Survey Data

Reg No

13401425


Rating

Regional


Categories of Special Interest

Architectural, Technical


Previous Name

Farraghroe House


Original Use

Outbuilding


In Use As

Outbuilding


Date

1810 - 1870


Coordinates

219366, 277475


Date Recorded

18/07/2005


Date Updated

--/--/--


Description

Complex of single-storey outbuildings formerly associated with Farragh/Farraghroe House (demolished c. 1960), built c. 1820 and c. 1850, arranged around a courtyard to the northwest of the site of the house. Now in use as farmyard. Detached six-bay single-storey range to north, c. 1820, with pitched natural slate roof, coursed roughly dressed limestone masonry walls and with flush dressed quoins to the corners. Square-headed window openings with flush dressed limestone block-and-start surrounds having fixed timber windows with limestone sills. Square-headed door openings with timber battened half-doors and flush dressed limestone block-and-start surrounds. Square-headed carriage arch to west gable end having timber lintel and double-leaf wrought-iron flat bar gates. Vents to south elevation, just below eaves. Six-bay single-storey range to south (two three-bay semi-detached buildings), c. 1850, having pitched natural slate roof with rendered end chimneystacks. Coursed roughly squared limestone masonry walls with dressed quoins to the corners. Square-headed window openings with replacement fittings and limestone sills. Square-headed door openings with replacement doors. Single-bay single-storey outbuilding to west having pitched natural slate roof and coursed roughly squared limestone masonry walls with dressed quoins to the corners. Square-headed carriage arch opening with replacement iron doors flanked by loophole openings. Set back from road to the southwest of Ballinalee and to the northwest of the site of Farragh/Farraghroe House. Rubble stone boundary walls, some with cut stone coping, to site. Gateway to the northeast comprising a pair of coursed squared limestone gate piers (on square-plan) having carved capstones and a pair of hooped wrought-iron flat bar gates.

Appraisal

This complex of utilitarian outbuildings formerly served Farragh/Farraghroe House (demolished c. 1960). While modest, these structures are well-built using good quality limestone masonry while their scale gives some impressive of the resources required to run and maintain a large country estate during the nineteenth century.
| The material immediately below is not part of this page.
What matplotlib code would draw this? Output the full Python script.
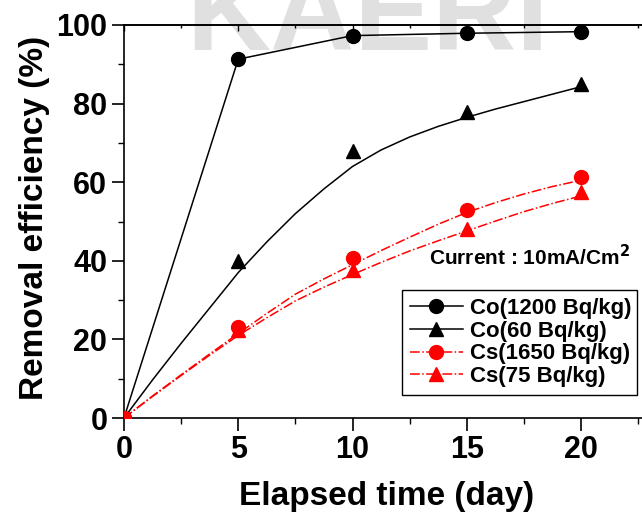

The north range is enlivened by the decorative block-and-start surrounds to the openings which adds an element of artistic interest to this otherwise functional structure. The buildings are enhanced by the retention of features and materials such as the tooled limestone sills, timber battened half doors and natural slate roofs. The three timber half-doors to the north range suggests that this was partially in use as stables, while the form of the range to the south indicates that it may have been in use as two semi-detached estate worker’s houses. These structures form part of an extensive collection of structures and features associated with Farragh/Farraghroe House, which was (re)built by Willoughby Bond, c. 1820, and was in the ownership of the Bond family throughout the nineteenth and twentieth centuries until it was sold and subsequently demolished c. 1960. The noted architect John Hargrave (1788 – 1833) is recorded as designing a ‘new house’ for Willoughby Bond of Farragh/Farraghroe sometime between c. 1811 and c. 1833, and it is probable that the earlier outbuildings here date to this period. Later works at Farragh/Farraghroe were carried out to designs by Nathaniel Montgomery c. 1850, and the later buildings surrounding this courtyard may have been constructed at this time. Various Willoughby Bonds and Bond family members served as high sheriff of Longford in the nineteenth century.